5 ways to stay intellectually sharp after selling your business

5 ways to stay intellectually sharp after selling your business



You spend years operating at a high level. Constant decision-making, problem solving, pressure. Then one day, the deal closes. The wire hits. And suddenly, the intensity that shaped your days disappears. A lot of founders don’t expect what comes next. It is not just relief. It is a strange mental quiet. If you are not intentional, that quiet can turn into stagnation. The founders who navigate this phase well treat it like a new kind of build. One where the product is your mind.

1. Rebuild your learning muscle with structured curiosity

During the grind, your learning is reactive. You learn what the business demands. After an exit, that external pressure disappears, and many founders drift into passive consumption. Podcasts, Twitter, endless scrolling. It feels like learning, but it lacks depth.

The sharper founders I have seen treat this phase like designing a curriculum. They pick domains that stretch them, not just ones they enjoy. Patrick Collison, co-founder of Stripe, is known for his deliberate intellectual curiosity, diving deeply into fields like science and history rather than skimming broadly. That level of intentionality matters.

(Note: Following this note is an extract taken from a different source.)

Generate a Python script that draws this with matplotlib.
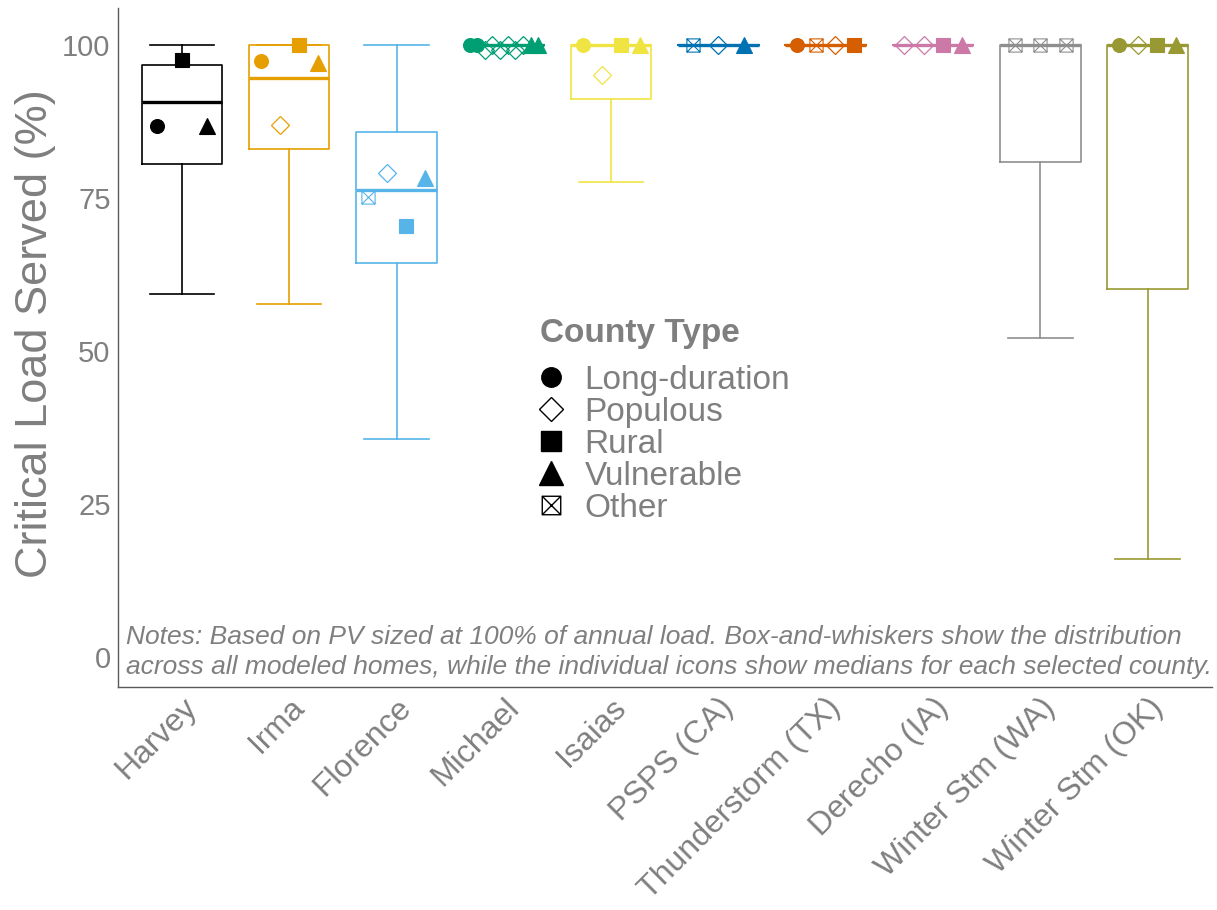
import matplotlib
matplotlib.use("Agg")
import matplotlib.pyplot as plt
from matplotlib.lines import Line2D
from matplotlib.path import Path

plt.rcParams["font.family"] = ["Liberation Sans", "DejaVu Sans"]

# events (x categories) and their box colours
EVENTS = ["Harvey", "Irma", "Florence", "Michael", "Isaias", "PSPS (CA)",
          "Thunderstorm (TX)", "Derecho (IA)", "Winter Stm (WA)", "Winter Stm (OK)"]
EVENT_COLORS = ["#000000", "#E69F00", "#56B4E9", "#009E73", "#F0E442",
                "#0072B2", "#D55E00", "#CC79A7", "#8F8F8F", "#999933"]

# box-and-whisker stats across all modeled homes (%)
WHIS_LO = [59.2, 57.7, 35.6, 100, 77.6, 100, 100, 100, 52.1, 16.0]
Q1 = [80.5, 83.0, 64.3, 100, 91.2, 100, 100, 100, 80.9, 60.1]
MEDIAN = [90.6, 94.6, 76.3, 100, 100, 100, 100, 100, 100, 100]
Q3 = [96.7, 100, 85.7, 100, 100, 100, 100, 100, 100, 100]
WHIS_HI = [100, 100, 100, 100, 100, 100, 100, 100, 100, 100]

# county medians per event: (county type, value)
COUNTY_TYPES = ["Long-duration", "Populous", "Rural", "Vulnerable", "Other"]
COUNTY_MEDIANS = [
    [("Long-duration", 86.7), ("Rural", 97.5), ("Vulnerable", 86.7)],
    [("Long-duration", 97.3), ("Populous", 86.9), ("Rural", 100), ("Vulnerable", 97.0)],
    [("Other", 75.2), ("Populous", 79.0), ("Rural", 70.4), ("Vulnerable", 78.2)],
    [("Long-duration", 100), ("Long-duration", 100), ("Populous", 99.2), ("Populous", 100),
     ("Populous", 99.2), ("Populous", 100), ("Populous", 99.2), ("Populous", 100),
     ("Vulnerable", 100), ("Vulnerable", 100)],
    [("Long-duration", 100), ("Populous", 95.1), ("Rural", 100), ("Vulnerable", 100)],
    [("Other", 100), ("Populous", 100), ("Vulnerable", 100)],
    [("Long-duration", 100), ("Other", 100), ("Populous", 100), ("Rural", 100)],
    [("Populous", 100), ("Populous", 100), ("Rural", 100), ("Vulnerable", 100)],
    [("Other", 100), ("Other", 100), ("Other", 100)],
    [("Long-duration", 100), ("Populous", 100), ("Rural", 100), ("Vulnerable", 100)],
]

NOTES = ("Notes: Based on PV sized at 100% of annual load. Box-and-whiskers show the distribution\n"
         "across all modeled homes, while the individual icons show medians for each selected county.")

TEXT_GREY = "#7F7F7F"
AXIS_GREY = "#5A5A5A"

OTHER_MARKER = Path(
    [(-1, -1), (1, -1), (1, 1), (-1, 1), (-1, -1), (-1, -1), (1, 1), (-1, 1), (1, -1)],
    [Path.MOVETO, Path.LINETO, Path.LINETO, Path.LINETO, Path.CLOSEPOLY,
     Path.MOVETO, Path.LINETO, Path.MOVETO, Path.LINETO],
)

MARKER_STYLE = {
    "Long-duration": dict(marker="o", ms=10, filled=True, mew=0.8),
    "Populous": dict(marker="D", ms=9, filled=False, mew=0.9),
    "Rural": dict(marker="s", ms=10, filled=True, mew=0.8),
    "Vulnerable": dict(marker="^", ms=12, filled=True, mew=0.8),
    "Other": dict(marker=OTHER_MARKER, ms=9.5, filled=False, mew=0.8),
}


def draw_marker(ax, x, y, ctype, color, zorder=5):
    st = MARKER_STYLE[ctype]
    ax.plot([x], [y], linestyle="none", marker=st["marker"], ms=st["ms"],
            mfc=color if st["filled"] else "none", mec=color, mew=st["mew"], zorder=zorder)


fig = plt.figure(figsize=(12.17, 9.10), dpi=100)
ax = fig.add_axes([0.0966, 0.2451, 0.8993, 0.7462])

positions = list(range(1, len(EVENTS) + 1))
stats = []
for i, name in enumerate(EVENTS):
    stats.append(dict(label=name, whislo=WHIS_LO[i], q1=Q1[i], med=MEDIAN[i],
                      q3=Q3[i], whishi=WHIS_HI[i], fliers=[]))

art = ax.bxp(stats, positions=positions, widths=0.75, capwidths=0.6,
             showfliers=False, patch_artist=False, manage_ticks=False)
for i, color in enumerate(EVENT_COLORS):
    art["boxes"][i].set(color=color, linewidth=1.2)
    art["medians"][i].set(color=color, linewidth=2.4)
    for k in (2 * i, 2 * i + 1):
        art["whiskers"][k].set(color=color, linewidth=1.2)
        art["caps"][k].set(color=color, linewidth=1.2)

# dodge county medians within each event
dodge_w = 0.71
for i, counties in enumerate(COUNTY_MEDIANS):
    n = len(counties)
    for j, (ctype, val) in enumerate(counties):
        x = positions[i] + (j - (n - 1) / 2) * dodge_w / n
        draw_marker(ax, x, val, ctype, EVENT_COLORS[i])

ax.set_xlim(0.4, 10.6)
ax.set_ylim(-4.9, 106)
ax.set_yticks([0, 25, 50, 75, 100])
ax.set_xticks(positions)
ax.set_xticklabels(EVENTS, rotation=45, ha="right", va="top", rotation_mode="anchor")
ax.tick_params(axis="y", length=0, labelsize=21, labelcolor=TEXT_GREY, pad=5)
ax.tick_params(axis="x", length=0, labelsize=23, labelcolor=TEXT_GREY, pad=4)
ax.set_ylabel("Critical Load Served (%)", fontsize=32.5, color=TEXT_GREY)
ax.yaxis.set_label_coords(-0.056, 0.52)

for side in ("top", "right"):
    ax.spines[side].set_visible(False)
for side in ("left", "bottom"):
    ax.spines[side].set_color(AXIS_GREY)
    ax.spines[side].set_linewidth(1.0)

ax.text(0.008, 0.012, NOTES, transform=ax.transAxes, ha="left", va="bottom",
        fontsize=19, style="italic", color=TEXT_GREY, linespacing=1.3)

# legend: title as its own text, entries below
ax.text(0.386, 0.521, "County Type", transform=ax.transAxes, ha="left", va="center",
        fontsize=24, fontweight="bold", color=TEXT_GREY)
handles = []
for ctype in COUNTY_TYPES:
    st = MARKER_STYLE[ctype]
    handles.append(Line2D([], [], linestyle="none", marker=st["marker"], ms=st["ms"] * 1.4,
                          mfc="black" if st["filled"] else "none", mec="black", mew=1.0))
leg = ax.legend(handles, COUNTY_TYPES, loc="upper left", bbox_to_anchor=(0.385, 0.4746),
                frameon=False, fontsize=24, labelspacing=0.03, handletextpad=0.62,
                handlelength=0.75, borderpad=0, borderaxespad=0)
for t in leg.get_texts():
    t.set_color(TEXT_GREY)

fig.savefig("out.png", dpi=100)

You do not need to go back to school, but you do need structure. That might look like:

  • Reading one dense book per month with notes
  • Taking a technical course outside your expertise
  • Writing summaries to force synthesis

The key shift is from consuming to processing. Intellectual sharpness comes from wrestling with ideas, not just encountering them.

2. Stay close to operators, not just other exited founders

It is tempting to retreat into a circle of people who have also exited. There is comfort there. Shared experiences, fewer explanations needed. But over time, those conversations can become reflective rather than forward-looking.

If you want to stay sharp, you need proximity to people still in the arena. Early-stage founders, scrappy operators, builders figuring things out in real time. Their urgency sharpens your thinking.

This is something Reid Hoffman, LinkedIn co-founder turned investor, has spoken about in different ways through his work. He consistently engages with founders at various stages, not just peers at his level. That exposure keeps his thinking grounded in what is actually changing.

You might do this through angel investing, advising, or even informal mentorship. But be honest about your role. The goal is not to relive your founder identity. It is to stay mentally engaged with real problems that do not have clean answers.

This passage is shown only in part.